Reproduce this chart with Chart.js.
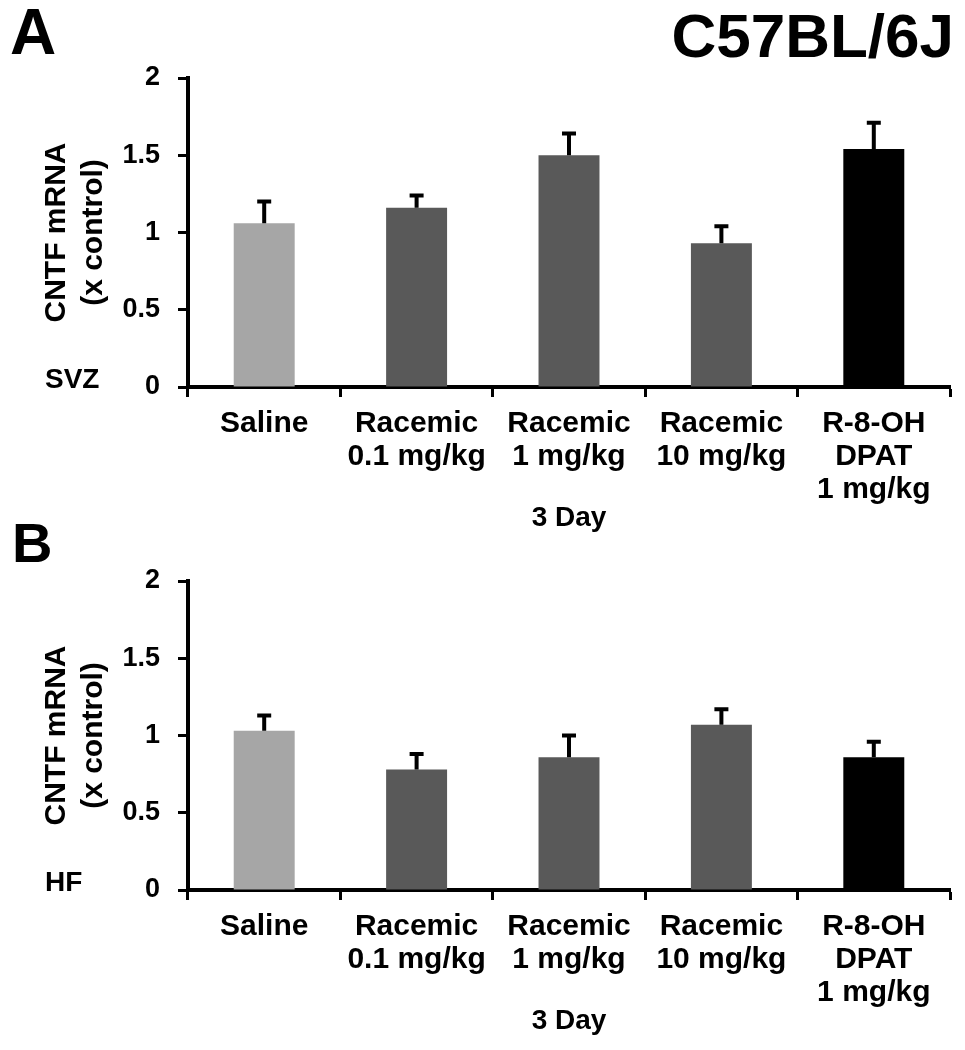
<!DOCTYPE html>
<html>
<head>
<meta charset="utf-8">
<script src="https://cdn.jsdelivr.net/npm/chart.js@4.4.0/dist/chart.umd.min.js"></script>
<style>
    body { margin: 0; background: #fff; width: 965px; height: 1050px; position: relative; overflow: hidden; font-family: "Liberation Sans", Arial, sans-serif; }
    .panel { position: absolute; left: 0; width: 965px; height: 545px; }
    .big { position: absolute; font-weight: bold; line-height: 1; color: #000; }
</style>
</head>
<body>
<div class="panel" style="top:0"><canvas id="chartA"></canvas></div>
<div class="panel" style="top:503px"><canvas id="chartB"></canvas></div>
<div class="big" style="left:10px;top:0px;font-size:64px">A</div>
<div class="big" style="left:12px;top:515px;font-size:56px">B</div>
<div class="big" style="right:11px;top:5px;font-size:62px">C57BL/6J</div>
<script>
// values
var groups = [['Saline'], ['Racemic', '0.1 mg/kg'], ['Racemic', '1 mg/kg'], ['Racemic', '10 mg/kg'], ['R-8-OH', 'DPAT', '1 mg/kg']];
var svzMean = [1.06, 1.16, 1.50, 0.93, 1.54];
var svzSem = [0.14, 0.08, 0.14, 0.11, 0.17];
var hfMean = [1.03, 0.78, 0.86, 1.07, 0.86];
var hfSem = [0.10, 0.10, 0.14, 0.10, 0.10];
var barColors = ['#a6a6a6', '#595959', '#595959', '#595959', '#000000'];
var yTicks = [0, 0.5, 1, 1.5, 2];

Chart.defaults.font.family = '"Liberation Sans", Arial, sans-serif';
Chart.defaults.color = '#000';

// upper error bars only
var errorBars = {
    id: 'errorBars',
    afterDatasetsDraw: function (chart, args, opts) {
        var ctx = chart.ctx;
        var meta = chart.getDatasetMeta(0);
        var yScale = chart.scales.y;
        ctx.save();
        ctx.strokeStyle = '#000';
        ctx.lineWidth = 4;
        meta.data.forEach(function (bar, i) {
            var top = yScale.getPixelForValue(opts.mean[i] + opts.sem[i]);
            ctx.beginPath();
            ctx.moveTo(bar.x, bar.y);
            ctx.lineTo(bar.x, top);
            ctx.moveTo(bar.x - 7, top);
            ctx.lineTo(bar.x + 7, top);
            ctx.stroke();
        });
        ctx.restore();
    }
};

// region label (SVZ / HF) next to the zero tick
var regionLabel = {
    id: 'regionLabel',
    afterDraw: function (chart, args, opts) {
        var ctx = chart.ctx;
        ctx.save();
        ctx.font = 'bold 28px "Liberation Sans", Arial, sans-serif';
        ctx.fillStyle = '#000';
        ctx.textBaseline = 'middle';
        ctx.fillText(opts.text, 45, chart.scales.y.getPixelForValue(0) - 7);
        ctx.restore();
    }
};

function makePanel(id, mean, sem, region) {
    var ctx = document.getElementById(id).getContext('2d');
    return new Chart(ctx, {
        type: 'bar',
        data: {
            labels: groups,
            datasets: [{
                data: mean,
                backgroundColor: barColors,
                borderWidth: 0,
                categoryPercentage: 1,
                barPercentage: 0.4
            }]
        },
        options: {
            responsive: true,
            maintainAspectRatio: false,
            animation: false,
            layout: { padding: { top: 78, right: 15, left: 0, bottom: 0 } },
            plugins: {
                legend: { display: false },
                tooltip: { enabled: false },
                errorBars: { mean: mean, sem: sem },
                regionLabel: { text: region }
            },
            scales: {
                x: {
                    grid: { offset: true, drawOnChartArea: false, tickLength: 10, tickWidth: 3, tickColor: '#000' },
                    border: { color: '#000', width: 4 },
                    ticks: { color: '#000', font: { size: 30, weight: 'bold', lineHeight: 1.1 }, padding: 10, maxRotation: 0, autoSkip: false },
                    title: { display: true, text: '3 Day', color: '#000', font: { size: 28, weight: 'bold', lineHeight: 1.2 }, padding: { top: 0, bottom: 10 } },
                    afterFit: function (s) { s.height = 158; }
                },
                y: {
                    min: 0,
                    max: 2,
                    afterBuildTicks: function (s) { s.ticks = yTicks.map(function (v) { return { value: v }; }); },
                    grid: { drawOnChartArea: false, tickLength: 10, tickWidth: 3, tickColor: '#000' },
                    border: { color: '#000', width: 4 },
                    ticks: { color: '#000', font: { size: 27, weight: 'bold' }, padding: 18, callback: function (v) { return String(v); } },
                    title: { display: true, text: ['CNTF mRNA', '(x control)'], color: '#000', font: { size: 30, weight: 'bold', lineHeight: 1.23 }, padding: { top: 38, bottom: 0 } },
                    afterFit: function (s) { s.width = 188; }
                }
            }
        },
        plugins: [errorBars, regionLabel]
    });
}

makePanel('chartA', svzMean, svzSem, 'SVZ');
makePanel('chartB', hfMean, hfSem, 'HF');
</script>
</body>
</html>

=-=-=

▶ What to work on
Without the pictures, write out all of the material exactly.

▶ Exercise answer
Reproduce this chart with Chart.js.
<!DOCTYPE html>
<html>
<head>
<meta charset="utf-8">
<script src="https://cdn.jsdelivr.net/npm/chart.js@4.4.0/dist/chart.umd.min.js"></script>
<style>
    body { margin: 0; background: #fff; width: 965px; height: 1050px; position: relative; overflow: hidden; font-family: "Liberation Sans", Arial, sans-serif; }
    .panel { position: absolute; left: 0; width: 965px; height: 545px; }
    .big { position: absolute; font-weight: bold; line-height: 1; color: #000; }
</style>
</head>
<body>
<div class="panel" style="top:0"><canvas id="chartA"></canvas></div>
<div class="panel" style="top:503px"><canvas id="chartB"></canvas></div>
<div class="big" style="left:10px;top:0px;font-size:64px">A</div>
<div class="big" style="left:12px;top:515px;font-size:56px">B</div>
<div class="big" style="right:11px;top:5px;font-size:62px">C57BL/6J</div>
<script>
// values
var groups = [['Saline'], ['Racemic', '0.1 mg/kg'], ['Racemic', '1 mg/kg'], ['Racemic', '10 mg/kg'], ['R-8-OH', 'DPAT', '1 mg/kg']];
var svzMean = [1.06, 1.16, 1.50, 0.93, 1.54];
var svzSem = [0.14, 0.08, 0.14, 0.11, 0.17];
var hfMean = [1.03, 0.78, 0.86, 1.07, 0.86];
var hfSem = [0.10, 0.10, 0.14, 0.10, 0.10];
var barColors = ['#a6a6a6', '#595959', '#595959', '#595959', '#000000'];
var yTicks = [0, 0.5, 1, 1.5, 2];

Chart.defaults.font.family = '"Liberation Sans", Arial, sans-serif';
Chart.defaults.color = '#000';

// upper error bars only
var errorBars = {
    id: 'errorBars',
    afterDatasetsDraw: function (chart, args, opts) {
        var ctx = chart.ctx;
        var meta = chart.getDatasetMeta(0);
        var yScale = chart.scales.y;
        ctx.save();
        ctx.strokeStyle = '#000';
        ctx.lineWidth = 4;
        meta.data.forEach(function (bar, i) {
            var top = yScale.getPixelForValue(opts.mean[i] + opts.sem[i]);
            ctx.beginPath();
            ctx.moveTo(bar.x, bar.y);
            ctx.lineTo(bar.x, top);
            ctx.moveTo(bar.x - 7, top);
            ctx.lineTo(bar.x + 7, top);
            ctx.stroke();
        });
        ctx.restore();
    }
};

// region label (SVZ / HF) next to the zero tick
var regionLabel = {
    id: 'regionLabel',
    afterDraw: function (chart, args, opts) {
        var ctx = chart.ctx;
        ctx.save();
        ctx.font = 'bold 28px "Liberation Sans", Arial, sans-serif';
        ctx.fillStyle = '#000';
        ctx.textBaseline = 'middle';
        ctx.fillText(opts.text, 45, chart.scales.y.getPixelForValue(0) - 7);
        ctx.restore();
    }
};

function makePanel(id, mean, sem, region) {
    var ctx = document.getElementById(id).getContext('2d');
    return new Chart(ctx, {
        type: 'bar',
        data: {
            labels: groups,
            datasets: [{
                data: mean,
                backgroundColor: barColors,
                borderWidth: 0,
                categoryPercentage: 1,
                barPercentage: 0.4
            }]
        },
        options: {
            responsive: true,
            maintainAspectRatio: false,
            animation: false,
            layout: { padding: { top: 78, right: 15, left: 0, bottom: 0 } },
            plugins: {
                legend: { display: false },
                tooltip: { enabled: false },
                errorBars: { mean: mean, sem: sem },
                regionLabel: { text: region }
            },
            scales: {
                x: {
                    grid: { offset: true, drawOnChartArea: false, tickLength: 10, tickWidth: 3, tickColor: '#000' },
                    border: { color: '#000', width: 4 },
                    ticks: { color: '#000', font: { size: 30, weight: 'bold', lineHeight: 1.1 }, padding: 10, maxRotation: 0, autoSkip: false },
                    title: { display: true, text: '3 Day', color: '#000', font: { size: 28, weight: 'bold', lineHeight: 1.2 }, padding: { top: 0, bottom: 10 } },
                    afterFit: function (s) { s.height = 158; }
                },
                y: {
                    min: 0,
                    max: 2,
                    afterBuildTicks: function (s) { s.ticks = yTicks.map(function (v) { return { value: v }; }); },
                    grid: { drawOnChartArea: false, tickLength: 10, tickWidth: 3, tickColor: '#000' },
                    border: { color: '#000', width: 4 },
                    ticks: { color: '#000', font: { size: 27, weight: 'bold' }, padding: 18, callback: function (v) { return String(v); } },
                    title: { display: true, text: ['CNTF mRNA', '(x control)'], color: '#000', font: { size: 30, weight: 'bold', lineHeight: 1.23 }, padding: { top: 38, bottom: 0 } },
                    afterFit: function (s) { s.width = 188; }
                }
            }
        },
        plugins: [errorBars, regionLabel]
    });
}

makePanel('chartA', svzMean, svzSem, 'SVZ');
makePanel('chartB', hfMean, hfSem, 'HF');
</script>
</body>
</html>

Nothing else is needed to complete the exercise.